First, you get to play as Dante's cold and calculating brother, Virgil. Not a pallette swap, not a watered-down Dante, but a sword-spewing Death Machine who can cut demons into little itty-bitty chunks of evil. Playing as this guy is like playing as Hien from Strider 2 - bucking fusted in the extreme. Every move you see Virgil do to you in Story Mode is at your disposal in some form. Death Orbs? Yup. Shooting swords? Yup. Wicked flippy-kick with the Beowulf gauntlets? YES! Believe it already; this guy kicks more ass than a machine gun that shoots out N64 wrestling games. He even gets his own remixed versions of "Taste the Blood" and "Cross the line" for combat. As a final dash of spice, Virgil gets three weapons he can switch between any time in combat.
Personally, my favorite is easily the Beowulf gauntlets, as the damage output from these is enough to turn most enemies to mush in no time flat.

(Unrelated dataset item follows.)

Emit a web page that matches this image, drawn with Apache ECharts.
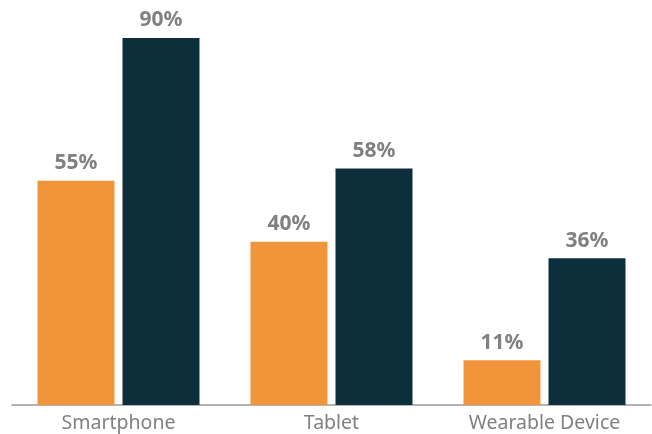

Secondly, and taking a cue from DMC2, which will henceforth be referred to as "He who has no name", comes the bitchin' "Bloody Palace" mode. It's essentially a survival mode, where the more floors you go up the higher the difficuly level becomes. DMC3 fans will be pleased to note that this mode is stupid-good for getting Red Orbs (which buy everything). Also, it's a great place to practice combos and bone up on your footwork. Did I mention it's kind of tough to beat all 9999 floors? Oh. By the way, it's tough to beat all 9999 floors.

And my personal favorite, is the addition of a Turbo Mode. TURBO! It's like Street Fighter, without some asshole Gigaton Punching you into oblivion! Everything is sped up by about 30%, with NO FRAME LOSS! NO FRAME LOSS! This means it still looks slicker than snot off a windshield! And it's fast, making it harder, making your adrenaline go higher, making your hands twich in joyous anticipation of the next frenzied, stylized melee!!!

And if none of that has won you over, then think of it this way - the game is twenty dollars. NEW. And if you don't own DMC3, then buy this. If you don't, you're fucking stupid. And if you're offended by that, then you're fucking stupid. If it offends you, chances are it applies to you. So stop being stupid and buy this game.